6. Architectural Ablations and Principles
Empirical ablation consistently demonstrates the advantage of explicit dual-stream modeling. In DTWSR (Du et al., 3 Nov 2025), frequency-diT (single-stream) already boosts performance over pixel-DiT, but adding the dual-decoder with attention masks yields best PSNR/SSIM/FID. MMFace-DiT’s two-stream backbone outperforms both late-fusion and modality-flagged single-stream design in CLIP-Score and mIoU. In DUST, maintaining separate action/vision normalization and timestep embeddings avoids mode collapse and enables scalable test-time denoising; asynchronous sampling improves performance by 2–5 percentage points.

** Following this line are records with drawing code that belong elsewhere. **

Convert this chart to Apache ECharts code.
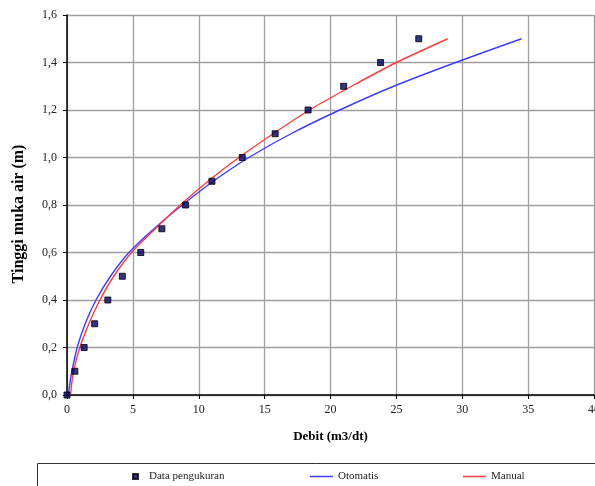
<!DOCTYPE html>
<html><head><meta charset="utf-8">
<script src="https://cdn.jsdelivr.net/npm/echarts@6/dist/echarts.min.js"></script>
<style>html,body{margin:0;padding:0;background:#fff}#c{width:595px;height:486px}</style>
</head><body><div id="c"></div>
<script>
// Measured data (Data pengukuran)
const qMeasured = [0, 0.6, 1.3, 2.1, 3.1, 4.2, 5.6, 7.2, 9.0, 11.0, 13.3, 15.8, 18.3, 21.0, 23.8, 26.7];
const hMeasured = [0.0, 0.1, 0.2, 0.3, 0.4, 0.5, 0.6, 0.7, 0.8, 0.9, 1.0, 1.1, 1.2, 1.3, 1.4, 1.5];
// Otomatis curve
const qOtomatis = [0.1, 0.22, 0.37, 0.77, 1.38, 2.2, 3.3, 4.7, 6.6, 8.75, 11.1, 13.8, 17.0, 20.7, 24.8, 29.5, 34.5];
const hOtomatis = [0.0, 0.05, 0.1, 0.2, 0.3, 0.4, 0.5, 0.6, 0.7, 0.8, 0.9, 1.0, 1.1, 1.2, 1.3, 1.4, 1.5];
// Manual curve
const qManual = [0.27, 0.36, 0.5, 0.97, 1.66, 2.5, 3.55, 4.9, 6.7, 8.6, 10.7, 13.05, 15.65, 18.4, 21.6, 25.0, 28.9];
const hManual = [0.0, 0.05, 0.1, 0.2, 0.3, 0.4, 0.5, 0.6, 0.7, 0.8, 0.9, 1.0, 1.1, 1.2, 1.3, 1.4, 1.5];
// Axis ranges
const xRange = {min: 0, max: 40, step: 5};
const yRange = {min: 0, max: 1.6, step: 0.2};

const FONT = "'Liberation Serif', 'Times New Roman', serif";
const pair = (xs, ys) => xs.map((x, i) => [x, ys[i]]);

const chart = echarts.init(document.getElementById('c'), null, {renderer: 'canvas'});
chart.setOption({
  animation: false,
  backgroundColor: '#fff',
  grid: {left: 67, right: 1, top: 15, bottom: 91, containLabel: false, outerBoundsMode: 'none'},
  xAxis: {
    type: 'value', min: xRange.min, max: xRange.max, interval: xRange.step,
    name: 'Debit (m3/dt)', nameLocation: 'middle', nameGap: 35,
    nameTextStyle: {fontFamily: FONT, fontWeight: 'bold', fontSize: 13, color: '#000'},
    axisLine: {show: true, onZero: false, lineStyle: {color: '#000', width: 1.5}},
    axisTick: {show: true, length: 4, lineStyle: {color: '#000'}},
    splitLine: {show: true, lineStyle: {color: '#a0a0a0', width: 1.3}},
    axisLabel: {margin: 9, fontFamily: FONT, fontSize: 12, color: '#222', hideOverlap: false}
  },
  yAxis: {
    type: 'value', min: yRange.min, max: yRange.max, interval: yRange.step,
    name: 'Tinggi muka air (m)', nameLocation: 'middle', nameGap: 40,
    nameTextStyle: {fontFamily: FONT, fontWeight: 'bold', fontSize: 16, color: '#000', padding: [0, 18, 0, 0]},
    axisLine: {show: true, onZero: false, lineStyle: {color: '#000', width: 1.5}},
    axisTick: {show: true, length: 4, lineStyle: {color: '#000'}},
    splitLine: {show: true, lineStyle: {color: '#a0a0a0', width: 1.3}},
    axisLabel: {margin: 10, fontFamily: FONT, fontSize: 12, color: '#222',
      formatter: v => v.toFixed(1).replace('.', ',')}
  },
  legend: [
    {left: 132, top: 471, padding: 0, selectedMode: false, itemWidth: 5, itemHeight: 5,
     data: [{name: 'Data pengukuran', icon: 'rect'}],
     textStyle: {fontFamily: FONT, fontSize: 11, color: '#222', padding: [0, 0, 0, 6]}},
    {left: 310, top: 471, padding: 0, selectedMode: false, itemWidth: 23, itemHeight: 1.5,
     data: [{name: 'Otomatis', icon: 'rect'}],
     textStyle: {fontFamily: FONT, fontSize: 11, color: '#222'}},
    {left: 463, top: 471, padding: 0, selectedMode: false, itemWidth: 23, itemHeight: 1.5,
     data: [{name: 'Manual', icon: 'rect'}],
     textStyle: {fontFamily: FONT, fontSize: 11, color: '#222'}}
  ],
  graphic: [{
    type: 'rect', silent: true,
    shape: {x: 37.5, y: 463.5, width: 600, height: 40},
    style: {fill: 'none', stroke: '#333', lineWidth: 1}
  }],
  series: [
    {name: 'Otomatis', type: 'line', data: pair(qOtomatis, hOtomatis), smooth: 0.25,
     symbol: 'none', showSymbol: false, z: 2,
     itemStyle: {color: '#3c3cff'}, lineStyle: {color: '#3c3cff', width: 1.4}},
    {name: 'Manual', type: 'line', data: pair(qManual, hManual), smooth: 0.25,
     symbol: 'none', showSymbol: false, z: 2,
     itemStyle: {color: '#ff3c3c'}, lineStyle: {color: '#ff3c3c', width: 1.4}},
    {name: 'Data pengukuran', type: 'scatter', data: pair(qMeasured, hMeasured),
     symbol: 'rect', symbolSize: 6, z: 4,
     itemStyle: {color: '#000066', borderColor: '#000', borderWidth: 1}}
  ]
});
</script></body></html>
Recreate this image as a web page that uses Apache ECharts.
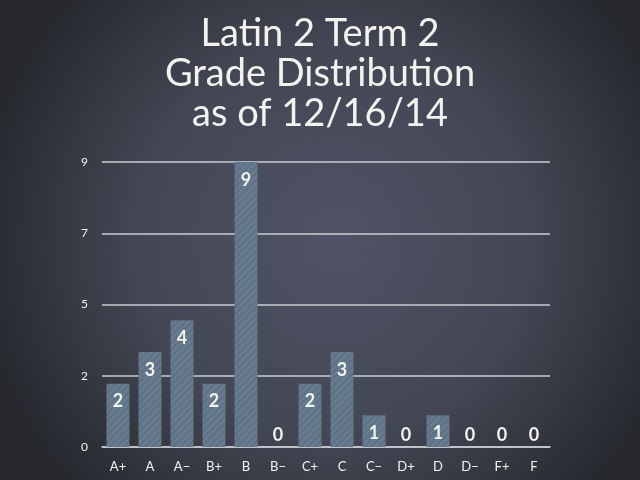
<!DOCTYPE html>
<html>
<head>
<meta charset="utf-8">
<script src="https://cdn.jsdelivr.net/npm/echarts@6/dist/echarts.min.js"></script>
<style>
html,body{margin:0;padding:0;background:#33363f;}
#chart{width:640px;height:480px;}
</style>
</head>
<body>
<div id="chart"></div>
<script>
const titleLines = ["Latin 2 Term 2", "Grade Distribution", "as of 12/16/14"];
const grades = ["A+","A","A\u2212","B+","B","B\u2212","C+","C","C\u2212","D+","D","D\u2212","F+","F"];
const counts = [2,3,4,2,9,0,2,3,1,0,1,0,0,0];
const yMin = 0, yMax = 9, yStep = 2.25;

const chalk = '#f2f2ee';
const font = 'Lato';

const chart = echarts.init(document.getElementById('chart'), null, {renderer:'canvas'});
chart.setOption({
  backgroundColor: {
    type: 'radial', x: 0.52, y: 0.5, r: 0.75,
    colorStops: [
      {offset: 0, color: '#4f5365'},
      {offset: 0.55, color: '#434653'},
      {offset: 1, color: '#26282e'}
    ]
  },
  title: {
    text: titleLines.join('\n'),
    left: 'center', top: 9,
    textStyle: {color: chalk, fontFamily: font, fontSize: 38, fontWeight: 'normal', lineHeight: 40}
  },
  grid: {left: 102, right: 90, top: 162, bottom: 33, containLabel: false},
  xAxis: {
    type: 'category', data: grades,
    axisLine: {show: true, lineStyle: {color: '#c9ccd2', width: 1.5}},
    axisTick: {show: false},
    axisLabel: {color: chalk, fontFamily: font, fontSize: 13, margin: 13}
  },
  yAxis: {
    type: 'value', min: yMin, max: yMax, interval: yStep,
    axisLine: {show: false}, axisTick: {show: false},
    axisLabel: {color: chalk, fontFamily: font, fontSize: 12, margin: 14,
      formatter: v => String(Math.round(v))},
    splitLine: {lineStyle: {color: '#c9ccd2', width: 1.5}}
  },
  series: [{
    type: 'bar', barWidth: 23,
    data: counts.map(v => v === 0
      ? {value: v, label: {position: 'top', distance: 3}}
      : {value: v}),
    itemStyle: {
      color: '#5e7386',
      decal: {symbol: 'rect', dashArrayX: [1, 0], dashArrayY: [2, 3], rotation: -Math.PI / 4, color: 'rgba(255,255,255,0.07)'}
    },
    label: {show: true, position: 'insideTop', distance: 9, color: chalk, fontFamily: font, fontSize: 18, fontWeight: 'bold'},
    silent: true
  }],
  animation: false
});
</script>
</body>
</html>
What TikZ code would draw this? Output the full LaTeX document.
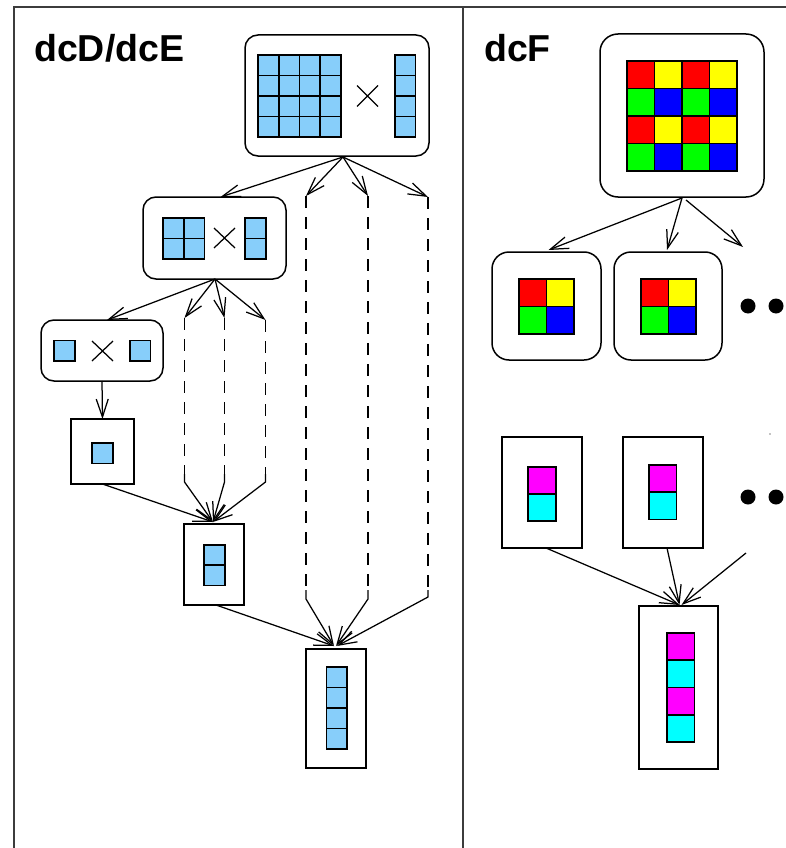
\documentclass[tikz,border=0pt]{standalone}
\usepackage{fontspec}
\setmainfont{Liberation Sans}
\usetikzlibrary{arrows.meta,calc}
\definecolor{lb}{RGB}{135,206,250}
\definecolor{cr}{RGB}{255,0,0}
\definecolor{cy}{RGB}{255,255,0}
\definecolor{cg}{RGB}{0,255,0}
\definecolor{cb}{RGB}{0,0,255}
\definecolor{cm}{RGB}{255,0,255}
\definecolor{cc}{RGB}{0,255,255}
\definecolor{frm}{RGB}{60,60,60}
\begin{document}
\begin{tikzpicture}[x=1pt,y=-1pt,
  rbox/.style={draw,rounded corners=13pt,line width=1.5pt,inner sep=0pt,outer sep=0pt},
  pbox/.style={draw,line width=1.5pt,inner sep=0pt,outer sep=0pt},
  arr/.style={-{Straight Barb[length=18pt,width=12pt,line width=1.25pt]},line width=1.25pt},
  dsh/.style={dash pattern=on 12pt off 9pt,line width=1.3pt},
  cell/.style={draw,line width=1.6pt},
  xmark/.style={line width=1.25pt},
  lbl/.style={font=\fontsize{37.5}{40}\selectfont\bfseries,inner sep=0pt,anchor=base west}
]
\useasboundingbox (0,0) rectangle (786,848);
% frame
\draw[frm,line width=1.6pt] (14,848) -- (14,7) -- (786,7);
\draw[frm,line width=1.6pt] (463,7) -- (463,848);
\node[lbl] (L1) at (34,62) {dcD/dcE};
\node[lbl] (L2) at (484,62) {dcF};

% ===== left panel =====
\node[rbox,minimum width=184pt,minimum height=121pt] (T1) at (337,95.5) {};
\foreach \r in {0,...,3}{\foreach \c in {0,...,3}{
  \draw[cell,fill=lb] (258+20.75*\c,55+20.5*\r) rectangle ++(20.75,20.5);}}
\foreach \r in {0,...,3}{\draw[cell,fill=lb] (395,55+20.5*\r) rectangle ++(20.5,20.5);}
\draw[xmark] (357,85.5) -- (378,106.5) (357,106.5) -- (378,85.5);

\node[rbox,minimum width=143pt,minimum height=82pt] (D1) at (214.5,238) {};
\foreach \r in {0,1}{\foreach \c in {0,1}{
  \draw[cell,fill=lb] (163+20.75*\c,218+20.5*\r) rectangle ++(20.75,20.5);}}
\foreach \r in {0,1}{\draw[cell,fill=lb] (245,218+20.5*\r) rectangle ++(21,20.5);}
\draw[xmark] (214,228) -- (235,248) (214,248) -- (235,228);

\node[rbox,minimum width=122pt,minimum height=61pt] (D2) at (102,350.5) {};
\draw[cell,fill=lb] (54,340.5) rectangle ++(21,20.5);
\draw[cell,fill=lb] (130,340.5) rectangle ++(20.5,20.5);
\draw[xmark] (92,341) -- (113,361) (92,361) -- (113,341);

\node[pbox,minimum width=63pt,minimum height=65pt] (B1) at (102.5,451.5) {};
\draw[cell,fill=lb] (92,443) rectangle ++(21,20.5);

\node[pbox,minimum width=60pt,minimum height=81pt] (B2) at (214,564.5) {};
\foreach \r in {0,1}{\draw[cell,fill=lb] (204,545+20.25*\r) rectangle ++(21,20.25);}

\node[pbox,minimum width=60pt,minimum height=119pt] (B3) at (336,708.5) {};
\foreach \r in {0,...,3}{\draw[cell,fill=lb] (326.5,667+20.5*\r) rectangle ++(20.5,20.5);}

% level 1 connectors
\coordinate (T1s) at (343,157);
\coordinate (da1) at (306,196);
\coordinate (da2) at (368,196);
\coordinate (da3) at (428,197);
\coordinate (db1) at (306,590);
\coordinate (db2) at (368,590);
\coordinate (db3) at (428,590);
\draw[arr] (T1s) -- ($(D1.north)+(6,0)$);
\draw[arr] (T1s) -- (da1);
\draw[arr] (T1s) -- (da2);
\draw[arr] (T1s) -- (da3);
\draw[dsh] (da1) -- (db1);
\draw[dsh] (da2) -- (db2);
\draw[dsh] (da3) -- (db3);
\draw[arr] (db1) -- ++(0,9) -- ($(B3.north)+(-2,-3)$);
\draw[arr] (db2) -- ++(0,9) -- ($(B3.north)+(0,-3)$);
\draw[arr] (db3) -- ++(0,7) -- ($(B3.north)+(1,-3)$);
\draw[arr] ($(B2.south)+(2,0)$) -- ($(B3.north)+(-2,-3)$);

% level 2 connectors
\coordinate (D1s) at (215,279);
\coordinate (dc1) at (184.5,318);
\coordinate (dc2) at (224.5,318);
\coordinate (dc3) at (265.5,320);
\coordinate (dd1) at (184.5,474);
\coordinate (dd2) at (224.5,474);
\coordinate (dd3) at (265.5,474);
\draw[arr] (D1s) -- ($(D2.north)+(5,0)$);
\draw[arr] (D1s) -- (dc1);
\draw[arr] (D1s) -- (dc2);
\draw[arr] (D1s) -- (dc3);
\draw[dsh] (dc1) -- (dd1);
\draw[dsh] (dc2) -- (dd2);
\draw[dsh] (dc3) -- (dd3);
\draw[arr] (dd1) -- ++(0,8) -- ($(B2.north)+(-1,-2)$);
\draw[arr] (dd2) -- ++(0,8) -- ($(B2.north)+(-1,-2)$);
\draw[arr] (dd3) -- ++(0,8) -- ($(B2.north)+(-1,-2)$);
\draw[arr] (D2.south) -- (B1.north);
\draw[arr] (B1.south) -- ($(B2.north)+(-1,-2)$);

% ===== right panel =====
\node[rbox,rounded corners=18pt,minimum width=164pt,minimum height=163pt] (F1) at (682,115.5) {};
\foreach \r in {0,...,3}{\foreach \c in {0,...,3}{
  \pgfmathtruncatemacro\ro{mod(\r,2)}
  \pgfmathtruncatemacro\co{mod(\c,2)}
  \ifnum\ro=0 \ifnum\co=0 \def\cl{cr}\else\def\cl{cy}\fi
  \else \ifnum\co=0 \def\cl{cg}\else\def\cl{cb}\fi\fi
  \draw[cell,fill=\cl] (627+27.5*\c,61+27.5*\r) rectangle ++(27.5,27.5);}}

\node[rbox,rounded corners=17pt,minimum width=109pt,minimum height=108pt] (F2) at (546.5,306) {};
\node[rbox,rounded corners=17pt,minimum width=108pt,minimum height=108pt] (F3) at (668,306) {};
\foreach \x in {519,641}{
  \draw[cell,fill=cr] (\x,279) rectangle ++(27.5,27.5);
  \draw[cell,fill=cy] (\x+27.5,279) rectangle ++(27.5,27.5);
  \draw[cell,fill=cg] (\x,306.5) rectangle ++(27.5,27.5);
  \draw[cell,fill=cb] (\x+27.5,306.5) rectangle ++(27.5,27.5);}

\coordinate (F1s) at (682,198);
\coordinate (Fe) at (743,247);
\draw[arr] (F1s) -- ($(F2.north)+(2,-2)$);
\draw[arr] (F1s) -- ($(F3.north)+(-1,-2)$);
\draw[arr] ($(F1s)+(4,2)$) -- (Fe);
\fill (748,306) circle (7.5) (776,306) circle (7.5);

\node[pbox,minimum width=80pt,minimum height=111pt] (G1) at (542,492.5) {};
\node[pbox,minimum width=80pt,minimum height=111pt] (G2) at (663,492.5) {};
\draw[cell,fill=cm] (528,467) rectangle ++(28,27);
\draw[cell,fill=cc] (528,494) rectangle ++(28,27);
\draw[cell,fill=cm] (649,465) rectangle ++(27.5,27);
\draw[cell,fill=cc] (649,492) rectangle ++(27.5,27.5);
\fill (748,497) circle (7.5) (776,497) circle (7.5);
\fill (770,434) circle (0.7);

\node[pbox,minimum width=79pt,minimum height=163pt] (G3) at (678.5,687.5) {};
\foreach \r/\cl in {0/cm,1/cc,2/cm,3/cc}{\draw[cell,fill=\cl] (667,633+27.25*\r) rectangle ++(27.5,27.25);}
\coordinate (Ge) at (746,553);
\draw[arr] ($(G1.south)+(4,0)$) -- ($(G3.north)+(1,-1)$);
\draw[arr] ($(G2.south)+(4,0)$) -- ($(G3.north)+(1,-1)$);
\draw[arr] (Ge) -- ($(G3.north)+(3,-1)$);
\end{tikzpicture}
\end{document}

A unifying principle is that specialization of streams along physically or semantically distinct axes, with carefully engineered cross-modal exchanges, enables the model to avoid modal dominance (where one modality "washes out" another's signal) and capture richer inter-modal dependencies. This is especially significant in problems with divergent modality structure (e.g., high-dimensional vision versus low-dimensional control, or texture vs. frequency).
7. Theoretical and Practical Implications
By structurally decoupling streams, dual-stream architectures facilitate controlled fusion and interpretable latent spaces. Practical advantages include:
- Fine-grained control over the information flow (via attention masks or gating)
- Modality-adaptive inference and scaling (e.g., test-time step scaling in DUST for actions vs. vision)
- Efficient adaptation to new or mixed modalities with minimal reparameterization (e.g., MMFace-DiT’s lightweight Modality Embedder)
- Robustness to artifacts such as flicker, motion jitter, and spatial/semantic inconsistency.
A plausible implication is that future diffusion-based transformers for complex conditional generation, control, and scientific data will increasingly rely on explicit dual-stream modeling and hierarchical, context-aware fusion mechanisms to reconcile the distinct statistical and semantic properties of hybrid data (Du et al., 3 Nov 2025, Krishnamurthy et al., 30 Mar 2026, Won et al., 31 Oct 2025).